Gontareva: For creating a stable situation in the economy.


Ukraine will pare the world’s highest benchmark interest rate once its currency stabilises after twin shocks from recession and war, the central bank chief said.
Policy makers raised borrowing costs to 30% on March 4 “only due to panic on the foreign-currency market,” Governor Valeriya Gontareva said in an interview in Kiev. The hryvnia, which has sunk 60% to the dollar in the past year, has gained or lost more than 15% in a single day on five occasions in 2015, data compiled by Bloomberg show.
“We introduced the rate for three months only, but believe me, it isn’t very interesting to keep it for three months,” Gontareva said in her office, a day after the International Monetary Fund approved $17.5bn of emergency aid for Ukraine. “If we feel the situation is calming down, we can call an ad-hoc meeting.”
The IMF package has been welcomed by investors after intensified fighting in eastern Ukraine and a second year of economic contraction sent the hryvnia and bonds to record lows last month. On top of higher borrowing costs, which are choking growth, other defensive measures from the central bank include capital controls and a temporary freeze on currency trading.

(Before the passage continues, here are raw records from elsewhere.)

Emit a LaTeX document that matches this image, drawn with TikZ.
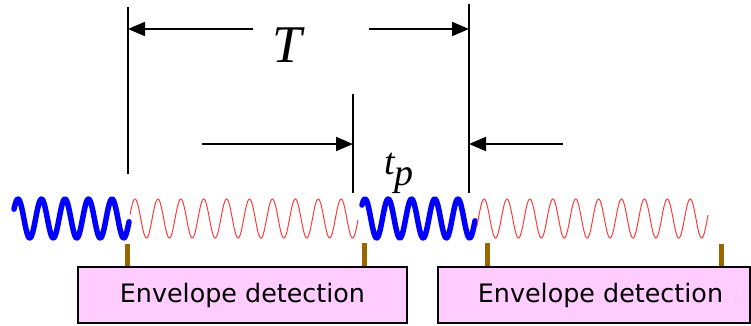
\documentclass[tikz,border=0pt]{standalone}
\usepackage{fontspec}
\setmainfont{DejaVu Sans}
\newfontfamily\timesfont{Liberation Serif}
\usetikzlibrary{arrows.meta}
\definecolor{boxpink}{HTML}{FFCCFF}
\definecolor{tapbrown}{HTML}{996600}
\definecolor{carrierred}{HTML}{FF3B3B}
\begin{document}
\begin{tikzpicture}[x=1pt,y=-1pt,
  dimline/.style={line width=2pt},
  dimarrow/.style={line width=2pt,-{Triangle[length=17pt,width=14pt]}},
  carrier/.style={carrierred, line width=1pt},
  pulse/.style={blue, line width=5.5pt, line join=round, line cap=round},
  tap/.style={tapbrown, line width=5pt},
  detbox/.style={draw=black, line width=1.5pt, fill=boxpink, minimum height=56pt, inner sep=0pt},
  boxtext/.style={font=\fontsize{25.4}{28}\selectfont}
]
\useasboundingbox (0,0) rectangle (751,325);

% waves
\draw[pulse] plot[domain=14:129, samples=150, smooth] (\x, {218.5-19.5*cos(15.3191*(\x-18))});
\draw[carrier] plot[domain=130:358, samples=300, smooth] (\x, {218.5-19.5*cos(15.7205*(\x-135))});
\draw[pulse] plot[domain=362:475, samples=150, smooth] (\x, {218.5-19.5*cos(15.4839*(\x-365))});
\draw[carrier] plot[domain=477:708, samples=300, smooth] (\x, {218.5-19.5*cos(15.7205*(\x-507))});

% dimension lines
\coordinate (Lt) at (128,7);
\coordinate (Lb) at (128,174);
\coordinate (Mt) at (353,94);
\coordinate (Mb) at (353,193);
\coordinate (Rt) at (469,4);
\coordinate (Rb) at (469,193);
\draw[dimline] (Lt) -- (Lb);
\draw[dimline] (Mt) -- (Mb);
\draw[dimline] (Rt) -- (Rb);

\coordinate (Ta) at (253,29);
\coordinate (Tb) at (369,29);
\draw[dimarrow] (Ta) -- (Ta -| Lt);
\draw[dimarrow] (Tb) -- (Tb -| Rt);
\node[font=\timesfont\itshape\fontsize{53}{53}\selectfont, anchor=base, inner sep=0pt] (Tlab) at (287,62) {T};

\coordinate (pa) at (202,144);
\coordinate (pb) at (563,144);
\draw[dimarrow] (pa) -- (pa -| Mt);
\draw[dimarrow] (pb) -- (pb -| Rt);
\node[font=\timesfont\itshape\fontsize{38}{38}\selectfont, anchor=base west, inner sep=0pt] (tplab) at (384,174) {t\raisebox{-11pt}{p}};

% detection boxes
\node[detbox, minimum width=329pt, boxtext] (box1) at (242.5,295) {Envelope detection};
\node[detbox, minimum width=312pt] (box2) at (594,295) {};
\node[boxtext, inner sep=0pt] (box2text) at (600.5,295) {Envelope detection};

% taps
\coordinate (s1) at (127.5,244);
\coordinate (s2) at (364,243);
\coordinate (s3) at (487,243);
\coordinate (s4) at (721,244);
\draw[tap] (s1) -- (s1 |- box1.north);
\draw[tap] (s2) -- (s2 |- box1.north);
\draw[tap] (s3) -- (s3 |- box2.north);
\draw[tap] (s4) -- (s4 |- box2.north);
\end{tikzpicture}
\end{document}
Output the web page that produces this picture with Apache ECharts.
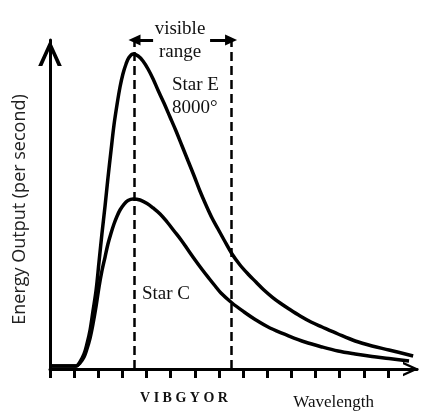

The central bank no longer being required to intervene on the currency market would be a sign it’s stabilising and policy makers’ earlier actions may be reviewed, according to Gontareva.
“When we really find equilibrium, when supply and demand are matched, it will be time for us to consider” a policy change, she said.
The hryvnia gained 1.9% Thursday and stayed almost unchanged yesterday as Ukraine started receiving a first $5bn tranche of assistance from the IMF. Those funds, to be split between the central bank and the Finance Ministry, are part of a total $40bn rescue package that includes bilateral loans from the US and the European Union and debt relief from private bondholders. Ukraine plans to use the aid to boost its reserves from the lowest level in more than a decade and help restart an economy that’s mired in a second year of contraction. Gross domestic product may have plunged 6.7% last year, according to the central bank, as the pro-Russian insurgency in the nation’s east ravaged its industrial heartland.
“The main idea is to create a stable situation in the economy, to create some net international reserves,” Gontareva said. “It’s the main target for us for the next four years.”
Ukraine’s central bank is sticking to an inflation forecast of 27% for this year, Gontareva said. Switching to inflation targeting, which was planned for 2016, needs preparation, she said. “We’ll be technically ready for inflation targeting before our cabinet meets the first prerequisite: a balanced budget.”
Ukraine’s regulator has almost completed the “cleaning” up of the banking industry, according to the governor.
“I see the light at the end of the tunnel,” she said. “Thirty-five banks represent more than 85% of our banking system, and the main work has been completed there.” She added that “the banking system is still bleeding, we’re still losing some private individual deposits.”
Gontareva said the central bank will remove restrictions on withdrawing deposits, introduced a year ago, when “we really finish the clean-up exercise, which will be soon.”
“Without macro stability, this clean-up exercise will bring us zero effect,” she said. “Only macro stability, only real-GDP growth, only a really stable situation on our FX market will bring us real stability in the banking sector.”
Peace in the east of the country is “mandatory” for Ukraine’s recovery, she said. “Stopping corruption is also a must. I believe reforms have started already. If they haven’t started, I’m a kamikaze here.”